Now, the next question is - what is the field setup like? Where will you be taking photos from? For example, I took photos at my nephew's football game last weekend. The games were held at local HS football stadium which has a running track and THEN a fence. Family has to stay behind the fence (I get dispensation because I shoot sports freelance so I was able to shoot from field). The point is - being on the field put me about 20 yards closer. That is a HUGE, HUGE difference.

Now, in my community, the youth football takes place in a plain old grass field - not the HS stadium and parents set up lawn chairs along the side (very much like youth soccer). So those parents are a LOT closer to the action.

This all makes a big difference because where my sister lives, parents are going to be hard pressed to get decent shots from so far away. You need a 500mm (actual not equivelent) lens to shoot from that far away. And of course there's the problem of a lot of action taking place at mid field - exactly where the players/coaches on the sideline are standing so they're in the way when you're outside the fence.
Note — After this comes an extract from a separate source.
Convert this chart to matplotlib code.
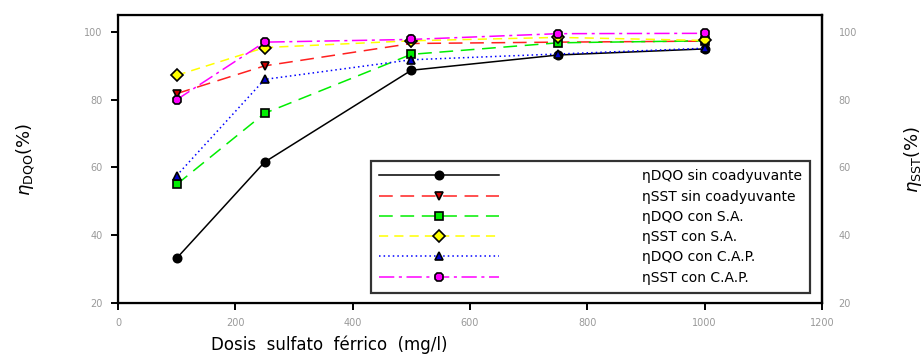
import matplotlib.pyplot as plt

dosis = [100, 250, 500, 750, 1000]

dqo_sin = [33.2, 61.6, 88.7, 93.2, 95.0]
sst_sin = [81.8, 90.0, 96.6, 97.0, 97.3]
dqo_sa = [55.0, 76.0, 93.4, 96.8, 97.4]
sst_sa = [87.2, 95.4, 97.4, 98.4, 97.5]
dqo_cap = [57.6, 86.0, 91.8, 93.5, 95.2]
sst_cap = [80.0, 97.0, 97.8, 99.5, 99.6]

labels = ["ηDQO sin coadyuvante", "ηSST sin coadyuvante", "ηDQO con S.A.",
          "ηSST con S.A.", "ηDQO con C.A.P.", "ηSST con C.A.P."]

x_ticks = [0, 200, 400, 600, 800, 1000, 1200]
y_ticks = [20, 40, 60, 80, 100]

fig = plt.figure(figsize=(9.23, 3.58), dpi=100)
ax = fig.add_axes([0.1278, 0.1536, 0.7628, 0.8044])

series = [
    (dqo_sin, 'black', '-', 'o', 'black'),
    (sst_sin, '#ff2020', (0, (9, 5)), 'v', '#cc0000'),
    (dqo_sa, '#00ee00', (0, (9, 5)), 's', '#00ee00'),
    (sst_sa, '#ffff00', (0, (6, 4)), 'D', '#ffff00'),
    (dqo_cap, '#0000ff', (0, (1, 2)), '^', '#0000cc'),
    (sst_cap, '#ff00ff', (0, (10, 3, 2, 3)), '8', '#ff00ff'),
]

for (vals, col, ls, mk, fc), lab in zip(series, labels):
    ax.plot(dosis, vals, color=col, linestyle=ls, linewidth=1.1,
            marker=mk, markersize=6, markerfacecolor=fc,
            markeredgecolor='black', markeredgewidth=1.2, label=lab)

ax.set_xlim(0, 1200)
ax.set_ylim(20, 105)
ax.set_xticks(x_ticks)
ax.set_yticks(y_ticks)
for s in ax.spines.values():
    s.set_linewidth(1.6)
ax.tick_params(axis='both', direction='out', length=5, width=1.4,
               labelsize=7, labelcolor='#999999', pad=6)

ax2 = ax.twinx()
ax2.set_ylim(20, 105)
ax2.set_yticks(y_ticks)
ax2.tick_params(axis='y', length=0, labelsize=7, labelcolor='#999999', pad=12)
ax2.spines['right'].set_linewidth(1.6)

ax.set_ylabel(r'$\eta_{\mathrm{DQO}}$(%)', fontsize=13, labelpad=34)
ax2.set_ylabel(r'$\eta_{\mathrm{SST}}$(%)', fontsize=13, labelpad=32)
fig.text(0.357, 0.012, 'Dosis  sulfato  férrico  (mg/l)', fontsize=12,
         ha='center', va='bottom')

leg = ax.legend(loc='lower right', bbox_to_anchor=(0.983, 0.035), fontsize=10,
                frameon=True, fancybox=False, edgecolor='black',
                borderaxespad=0, handlelength=8.6, handletextpad=10.3,
                labelspacing=0.45, borderpad=0.6)
leg.get_frame().set_linewidth(1.6)

fig.savefig('out.png', dpi=100)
So, before spending money on a new lens, it's important to know what the game-time setup will be and where you will be shooting from.

As a general rule, here are my guidelines for how far a given focal length is good for when shooting sports:
200mm = 25 yards
300mm = 40 yards
400mm = 50-60 yards

I'm saying all this because - if you're behind a fence, then a 300mm lens won't be long enough. If you're right on the sidelines, 300mm is a good amount.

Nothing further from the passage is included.